**Task goal:** Write out each line from the data below that includes the word "this".

**Source data:**
--- START ---
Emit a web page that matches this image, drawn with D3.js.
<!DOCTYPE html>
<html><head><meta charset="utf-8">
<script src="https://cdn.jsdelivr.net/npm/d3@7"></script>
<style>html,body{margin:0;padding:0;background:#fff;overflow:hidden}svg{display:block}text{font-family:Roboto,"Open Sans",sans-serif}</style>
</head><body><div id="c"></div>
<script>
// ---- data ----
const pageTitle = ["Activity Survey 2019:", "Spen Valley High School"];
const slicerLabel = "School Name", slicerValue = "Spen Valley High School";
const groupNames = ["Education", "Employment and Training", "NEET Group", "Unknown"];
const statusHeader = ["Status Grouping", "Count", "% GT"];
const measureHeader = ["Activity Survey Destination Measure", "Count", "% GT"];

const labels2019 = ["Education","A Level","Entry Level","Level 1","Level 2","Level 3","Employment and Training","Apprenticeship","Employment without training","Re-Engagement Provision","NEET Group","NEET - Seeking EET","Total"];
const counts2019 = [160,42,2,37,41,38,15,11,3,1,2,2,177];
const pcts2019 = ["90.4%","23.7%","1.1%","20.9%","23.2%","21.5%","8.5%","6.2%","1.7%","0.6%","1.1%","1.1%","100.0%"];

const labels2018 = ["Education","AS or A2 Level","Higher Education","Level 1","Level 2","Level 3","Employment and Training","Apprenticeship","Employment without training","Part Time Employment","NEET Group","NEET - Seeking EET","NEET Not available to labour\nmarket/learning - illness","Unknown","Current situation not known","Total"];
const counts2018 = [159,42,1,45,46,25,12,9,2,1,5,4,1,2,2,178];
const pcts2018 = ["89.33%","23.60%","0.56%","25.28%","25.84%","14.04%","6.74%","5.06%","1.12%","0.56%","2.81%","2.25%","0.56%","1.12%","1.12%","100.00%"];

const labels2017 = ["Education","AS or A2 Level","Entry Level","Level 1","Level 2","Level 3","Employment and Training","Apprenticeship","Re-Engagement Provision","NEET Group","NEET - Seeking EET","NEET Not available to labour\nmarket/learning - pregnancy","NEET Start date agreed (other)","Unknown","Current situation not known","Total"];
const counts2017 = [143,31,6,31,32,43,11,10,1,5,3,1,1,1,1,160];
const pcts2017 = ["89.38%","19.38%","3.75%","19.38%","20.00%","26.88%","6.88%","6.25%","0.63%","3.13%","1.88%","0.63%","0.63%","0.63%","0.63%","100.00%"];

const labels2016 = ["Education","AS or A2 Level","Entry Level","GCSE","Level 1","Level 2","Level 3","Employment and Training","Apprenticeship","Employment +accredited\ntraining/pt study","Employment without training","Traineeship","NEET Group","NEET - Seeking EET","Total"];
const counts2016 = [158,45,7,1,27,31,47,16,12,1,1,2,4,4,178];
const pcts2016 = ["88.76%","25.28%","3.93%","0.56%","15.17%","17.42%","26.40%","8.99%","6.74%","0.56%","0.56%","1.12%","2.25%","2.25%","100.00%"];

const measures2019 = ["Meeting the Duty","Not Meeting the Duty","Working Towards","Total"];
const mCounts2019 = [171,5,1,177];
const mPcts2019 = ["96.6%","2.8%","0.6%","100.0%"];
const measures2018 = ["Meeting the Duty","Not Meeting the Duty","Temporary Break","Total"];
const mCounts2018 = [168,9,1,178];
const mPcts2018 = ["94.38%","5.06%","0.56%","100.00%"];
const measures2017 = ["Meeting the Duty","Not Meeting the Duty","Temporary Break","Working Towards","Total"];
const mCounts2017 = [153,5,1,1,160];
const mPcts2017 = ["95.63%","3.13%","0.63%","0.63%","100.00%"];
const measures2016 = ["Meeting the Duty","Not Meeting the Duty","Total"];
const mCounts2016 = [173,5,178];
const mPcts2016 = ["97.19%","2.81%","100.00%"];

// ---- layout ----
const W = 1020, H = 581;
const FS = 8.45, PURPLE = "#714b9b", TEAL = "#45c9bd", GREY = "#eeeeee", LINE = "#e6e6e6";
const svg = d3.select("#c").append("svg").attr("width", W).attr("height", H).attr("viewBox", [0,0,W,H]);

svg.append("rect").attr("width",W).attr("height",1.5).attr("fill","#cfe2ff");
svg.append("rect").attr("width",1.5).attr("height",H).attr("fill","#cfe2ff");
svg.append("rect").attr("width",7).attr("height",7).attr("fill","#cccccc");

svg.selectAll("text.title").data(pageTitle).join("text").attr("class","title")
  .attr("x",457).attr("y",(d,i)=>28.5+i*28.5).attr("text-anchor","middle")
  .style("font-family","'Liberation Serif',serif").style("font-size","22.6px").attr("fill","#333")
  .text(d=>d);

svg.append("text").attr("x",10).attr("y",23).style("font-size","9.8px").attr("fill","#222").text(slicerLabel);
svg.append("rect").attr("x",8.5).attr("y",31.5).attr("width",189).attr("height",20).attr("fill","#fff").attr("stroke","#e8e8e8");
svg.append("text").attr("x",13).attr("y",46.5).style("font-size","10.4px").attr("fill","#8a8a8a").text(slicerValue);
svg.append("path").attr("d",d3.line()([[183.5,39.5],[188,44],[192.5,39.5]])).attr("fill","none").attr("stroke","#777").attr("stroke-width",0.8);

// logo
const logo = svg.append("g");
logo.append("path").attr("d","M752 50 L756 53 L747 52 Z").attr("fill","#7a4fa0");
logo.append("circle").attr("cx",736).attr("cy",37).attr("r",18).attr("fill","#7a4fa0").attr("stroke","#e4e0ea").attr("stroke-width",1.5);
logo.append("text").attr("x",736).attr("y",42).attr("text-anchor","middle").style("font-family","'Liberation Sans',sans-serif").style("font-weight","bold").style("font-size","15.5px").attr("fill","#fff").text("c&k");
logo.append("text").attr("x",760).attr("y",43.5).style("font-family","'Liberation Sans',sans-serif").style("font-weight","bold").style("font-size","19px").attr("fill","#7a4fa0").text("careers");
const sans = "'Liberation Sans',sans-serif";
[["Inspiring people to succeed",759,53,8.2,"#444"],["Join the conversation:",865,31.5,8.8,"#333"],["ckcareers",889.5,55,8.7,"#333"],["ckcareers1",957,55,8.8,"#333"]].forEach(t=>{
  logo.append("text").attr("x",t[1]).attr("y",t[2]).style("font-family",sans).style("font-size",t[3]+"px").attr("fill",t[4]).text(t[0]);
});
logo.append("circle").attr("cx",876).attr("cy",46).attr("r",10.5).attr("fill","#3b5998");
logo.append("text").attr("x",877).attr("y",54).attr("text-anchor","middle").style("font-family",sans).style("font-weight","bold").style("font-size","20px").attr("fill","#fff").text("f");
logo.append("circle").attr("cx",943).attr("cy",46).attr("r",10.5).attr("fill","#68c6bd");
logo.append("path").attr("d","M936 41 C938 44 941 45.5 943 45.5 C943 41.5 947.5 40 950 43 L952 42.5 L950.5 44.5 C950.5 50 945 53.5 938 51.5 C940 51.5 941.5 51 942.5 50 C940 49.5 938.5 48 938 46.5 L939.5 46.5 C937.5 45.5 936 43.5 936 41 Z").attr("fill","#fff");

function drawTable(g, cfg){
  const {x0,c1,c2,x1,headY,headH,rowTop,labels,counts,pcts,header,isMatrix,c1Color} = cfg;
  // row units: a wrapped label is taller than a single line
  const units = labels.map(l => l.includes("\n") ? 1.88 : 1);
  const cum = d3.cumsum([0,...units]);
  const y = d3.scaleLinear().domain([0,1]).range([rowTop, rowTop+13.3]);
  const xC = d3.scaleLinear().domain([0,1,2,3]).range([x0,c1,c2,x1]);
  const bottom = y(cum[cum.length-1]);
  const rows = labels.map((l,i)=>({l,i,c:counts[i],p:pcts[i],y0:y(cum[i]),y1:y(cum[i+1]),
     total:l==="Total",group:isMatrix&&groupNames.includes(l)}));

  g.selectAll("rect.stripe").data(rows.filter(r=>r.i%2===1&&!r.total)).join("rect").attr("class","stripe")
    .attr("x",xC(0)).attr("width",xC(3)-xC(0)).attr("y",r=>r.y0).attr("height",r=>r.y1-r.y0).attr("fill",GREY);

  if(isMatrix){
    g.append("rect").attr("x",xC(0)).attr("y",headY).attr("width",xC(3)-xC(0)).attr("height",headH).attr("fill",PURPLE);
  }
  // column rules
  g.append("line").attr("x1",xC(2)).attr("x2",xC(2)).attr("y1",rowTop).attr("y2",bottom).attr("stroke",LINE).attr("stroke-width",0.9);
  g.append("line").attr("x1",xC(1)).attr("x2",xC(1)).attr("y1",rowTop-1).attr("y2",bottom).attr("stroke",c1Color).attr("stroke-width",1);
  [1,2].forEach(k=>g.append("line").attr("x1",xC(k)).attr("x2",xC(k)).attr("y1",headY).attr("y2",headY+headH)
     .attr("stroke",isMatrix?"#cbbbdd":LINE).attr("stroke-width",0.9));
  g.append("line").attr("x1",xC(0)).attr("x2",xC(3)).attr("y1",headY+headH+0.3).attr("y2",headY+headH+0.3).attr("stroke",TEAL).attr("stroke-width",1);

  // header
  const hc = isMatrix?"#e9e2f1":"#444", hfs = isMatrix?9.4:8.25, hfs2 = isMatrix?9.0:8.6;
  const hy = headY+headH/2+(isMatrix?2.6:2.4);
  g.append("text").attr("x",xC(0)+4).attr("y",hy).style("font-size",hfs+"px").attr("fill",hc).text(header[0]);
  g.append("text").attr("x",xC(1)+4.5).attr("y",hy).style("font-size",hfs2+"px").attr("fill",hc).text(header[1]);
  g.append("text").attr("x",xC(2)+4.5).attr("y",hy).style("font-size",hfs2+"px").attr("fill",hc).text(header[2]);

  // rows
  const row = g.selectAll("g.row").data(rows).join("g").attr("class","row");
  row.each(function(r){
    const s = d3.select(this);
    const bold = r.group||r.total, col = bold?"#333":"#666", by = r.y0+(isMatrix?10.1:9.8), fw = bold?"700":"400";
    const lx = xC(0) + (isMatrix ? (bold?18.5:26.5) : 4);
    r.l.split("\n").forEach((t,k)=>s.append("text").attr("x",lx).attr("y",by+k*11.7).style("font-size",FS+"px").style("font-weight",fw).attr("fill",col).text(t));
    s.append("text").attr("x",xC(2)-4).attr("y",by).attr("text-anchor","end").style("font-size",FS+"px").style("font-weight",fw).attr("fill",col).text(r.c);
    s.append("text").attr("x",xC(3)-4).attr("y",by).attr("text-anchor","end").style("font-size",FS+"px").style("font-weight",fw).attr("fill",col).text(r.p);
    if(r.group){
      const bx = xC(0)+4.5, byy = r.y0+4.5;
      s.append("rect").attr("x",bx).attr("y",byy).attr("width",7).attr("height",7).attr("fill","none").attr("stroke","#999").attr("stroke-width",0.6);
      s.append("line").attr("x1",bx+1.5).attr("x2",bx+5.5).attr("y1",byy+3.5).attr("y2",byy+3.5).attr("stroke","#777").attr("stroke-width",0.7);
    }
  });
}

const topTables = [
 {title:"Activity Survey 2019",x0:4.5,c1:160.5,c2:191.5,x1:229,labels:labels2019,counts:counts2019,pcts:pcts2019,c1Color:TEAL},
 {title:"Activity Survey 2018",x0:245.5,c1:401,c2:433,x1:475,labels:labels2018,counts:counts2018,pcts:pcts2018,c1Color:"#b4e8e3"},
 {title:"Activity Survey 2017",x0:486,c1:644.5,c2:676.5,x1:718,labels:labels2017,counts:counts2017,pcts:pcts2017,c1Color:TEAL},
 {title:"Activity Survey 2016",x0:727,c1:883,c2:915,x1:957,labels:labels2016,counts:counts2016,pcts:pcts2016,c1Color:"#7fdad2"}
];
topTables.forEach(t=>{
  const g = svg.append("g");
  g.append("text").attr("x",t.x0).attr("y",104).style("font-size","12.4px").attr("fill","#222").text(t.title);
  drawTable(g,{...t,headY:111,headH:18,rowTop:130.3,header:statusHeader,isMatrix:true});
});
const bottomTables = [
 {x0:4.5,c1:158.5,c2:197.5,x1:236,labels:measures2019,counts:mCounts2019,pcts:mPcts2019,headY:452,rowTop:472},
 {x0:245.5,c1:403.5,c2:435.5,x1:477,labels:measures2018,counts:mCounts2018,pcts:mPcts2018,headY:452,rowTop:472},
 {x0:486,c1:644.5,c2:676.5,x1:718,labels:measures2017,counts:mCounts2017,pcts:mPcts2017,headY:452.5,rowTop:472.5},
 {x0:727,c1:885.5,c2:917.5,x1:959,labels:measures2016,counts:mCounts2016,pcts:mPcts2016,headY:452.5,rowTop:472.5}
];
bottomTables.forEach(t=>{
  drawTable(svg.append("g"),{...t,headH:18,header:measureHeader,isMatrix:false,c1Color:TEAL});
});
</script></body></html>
--- END ---
**Exercise response:**
Emit a web page that matches this image, drawn with D3.js.
    const s = d3.select(this);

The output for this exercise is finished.